In what year will the UK have a Muslim majority? And does it really matter anyway? I will probably have passed away by then, so why should I care?

Yes we should care, for the sake of the younger generation. They are already faced with wage compression, impossibility of getting onto the housing ladder if they have nobody to help them, huge debts, no prospect of a decent pension, and lower life expectancy than their parents. Mainstream politicians will discuss these, although without offering any workable solutions. However the most serious problem of all is never discussed. That the younger generation will be living part of their life under Islamic rule in the UK if current demographic trends continue. This is the massive elephant in the room, which nearly every politician is studiously ignoring.

We know that trying to discuss Islam in public will get you arrested. We really have only a few years to sort out the issue, the point of no return is approaching more rapidly than even I thought it was.

The Office of National Statistics had for several years repeatedly revised their population projections upwards. Clearly there is something wrong with their data, their algorithms, or their assumptions, or probably all three.

It is not easy to find all the data to make an accurate calculation, however what has to be calculated are births per women per year, immigration, emigration, and mortality rate. The calculation using actual figures, and guesstimates where the data is obscured, indicates a Muslim majority early in the latter half of this century.

I did that calculation a while ago, however more recently it hit me – there is nothing particularly magical about the 50% threshold. The demographic transition to the point of no return is the significant figure. Freddy Vaccha put me on to this. He noted that there are not many countries with intermediate percentages of Muslim population. It is analogous to a see-saw, (or an electronic device called a “flip-flop”) it has two stable conditions, however the transition between the stable states is rapid.

Here is a graph of all countries in the world whose populations are greater than two million. The vertical axis is the percentage Muslim population, the horizontal axis is the number of countries with that percentage of Muslims.


As we can see, there are not many countries in the world with Muslim percentages between around 20% and 80%, indeed hardly any between 20% and 50%. This is curious. It is as though it is not possible to have a stable population at these percentages. Quite probably as the influence of Islam increases, and the consequent increasing levels of violence and intimidation take their toll, non-Muslims emigrate or are killed, or at least are not able to start or support their own families. There appears to be a rapid demographic transition from predominantly non-Muslim percentages to Muslim majority percentages.

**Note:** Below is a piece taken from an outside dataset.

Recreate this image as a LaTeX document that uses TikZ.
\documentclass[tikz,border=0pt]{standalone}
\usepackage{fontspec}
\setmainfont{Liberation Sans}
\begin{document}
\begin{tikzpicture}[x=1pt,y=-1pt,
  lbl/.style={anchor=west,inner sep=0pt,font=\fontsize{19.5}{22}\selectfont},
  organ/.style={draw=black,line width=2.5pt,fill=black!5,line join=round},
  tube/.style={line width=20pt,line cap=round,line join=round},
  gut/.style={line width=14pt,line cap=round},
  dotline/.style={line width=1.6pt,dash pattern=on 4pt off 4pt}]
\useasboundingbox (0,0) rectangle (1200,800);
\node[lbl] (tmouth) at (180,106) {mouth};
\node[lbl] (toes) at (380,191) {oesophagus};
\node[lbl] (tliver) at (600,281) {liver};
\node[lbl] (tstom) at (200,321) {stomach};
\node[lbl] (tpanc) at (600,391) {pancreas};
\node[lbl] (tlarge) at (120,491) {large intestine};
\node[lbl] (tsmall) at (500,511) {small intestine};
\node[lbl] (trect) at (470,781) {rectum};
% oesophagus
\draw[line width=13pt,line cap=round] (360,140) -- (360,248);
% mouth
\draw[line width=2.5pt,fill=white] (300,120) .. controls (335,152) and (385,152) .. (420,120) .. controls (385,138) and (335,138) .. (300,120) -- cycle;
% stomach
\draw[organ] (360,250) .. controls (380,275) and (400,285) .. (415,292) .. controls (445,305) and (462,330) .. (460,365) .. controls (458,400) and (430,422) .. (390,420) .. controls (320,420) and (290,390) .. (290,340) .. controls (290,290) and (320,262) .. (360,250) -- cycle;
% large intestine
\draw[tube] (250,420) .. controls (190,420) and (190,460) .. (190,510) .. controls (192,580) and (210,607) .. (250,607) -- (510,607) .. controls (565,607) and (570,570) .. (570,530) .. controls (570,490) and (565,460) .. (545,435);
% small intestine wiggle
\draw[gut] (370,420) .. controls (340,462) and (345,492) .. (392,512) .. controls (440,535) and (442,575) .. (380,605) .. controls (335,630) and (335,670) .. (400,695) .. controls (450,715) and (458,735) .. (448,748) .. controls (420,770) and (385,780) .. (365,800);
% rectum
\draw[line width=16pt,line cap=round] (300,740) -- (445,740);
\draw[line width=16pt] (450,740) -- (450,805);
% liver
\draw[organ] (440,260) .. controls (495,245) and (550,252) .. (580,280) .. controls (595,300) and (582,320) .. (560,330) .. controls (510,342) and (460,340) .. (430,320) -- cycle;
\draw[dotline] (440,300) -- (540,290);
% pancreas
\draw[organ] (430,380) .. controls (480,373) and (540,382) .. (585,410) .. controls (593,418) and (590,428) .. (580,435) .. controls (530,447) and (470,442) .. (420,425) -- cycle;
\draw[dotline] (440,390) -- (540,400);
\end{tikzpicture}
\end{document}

In more detail, there is a change of slope at around 8% and another at around 22%. This latter percentage seems to be the absolute point of no return. From 8% onwards the slope is steep and fairly straight, maybe an increasing number of non-Muslims realise that the situation is hopeless, and are escaping if they can.

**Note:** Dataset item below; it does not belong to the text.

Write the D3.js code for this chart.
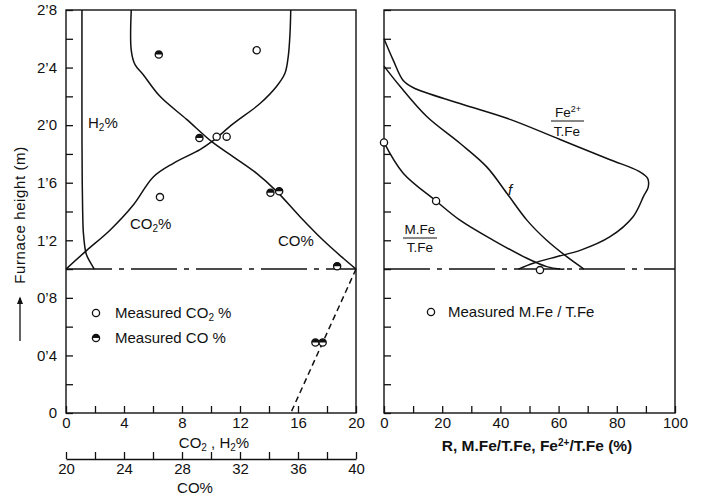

Let us focus now on the UK, using census data we can make some projections, of course with the caveat that events will modify these projections. Nevertheless we can get some idea of the trends. The census records show that there was an increase in the Muslim population by a factor of 1.81 times between 2001 and 2011. In this same decade interval the non-Muslim population increased by a factor of 1.05 times. Applying these same scale factors for the decades in the future shows a dramatically increasing Muslim population. The graph is shown here:


Note that eastern Europeans are starting to return to their home countries, and the indigenous birthrate continues to decline, so it is unlikely that the non-Muslim population would continue to increase as shown here. We need to consider two scenarios:

Scenario A – the assumption that the non-Muslim population will continue to increase, albeit at a much lower rate than the Muslim population.

Scenario B – the non-Muslims who can leave will do so. It may be that countries such as Poland and Hungary will continue as safe havens for a few decades after the rest of Europe has fallen to Islam. The following graph shows scenario B with a guesstimate multiplication factor of 0.8 per decade for the non-Muslim population. The percentages are calculated.

 


This S shaped curve is remarkably similar to the plot of percentage of Muslims by country as shown in the first graph, and this is probably not surprising. The transition is rapid, only a few decades which is not long compared to the duration that a country exists for.

As described earlier, the 8% and the 22% points appear to be significant, the latter being the point of no return. For scenario B for the UK this is around the year 2030, and even in the more optimistic scenario A it is only around 2040, so we have very little time to save ourselves.

We are probably already past the 8% point, or within a few years of it. From now on it becomes increasingly difficult to reverse the situation.

Children born today in the UK will be living in a Muslim majority country by the time they are 30 years old in scenario B, or by their 50th year in scenario A. We only have about 13 years remaining to avert this catastrophe, or else condemn our children or grandchildren to living as Dhimmis under Sharia Law. The time to wake up is right now.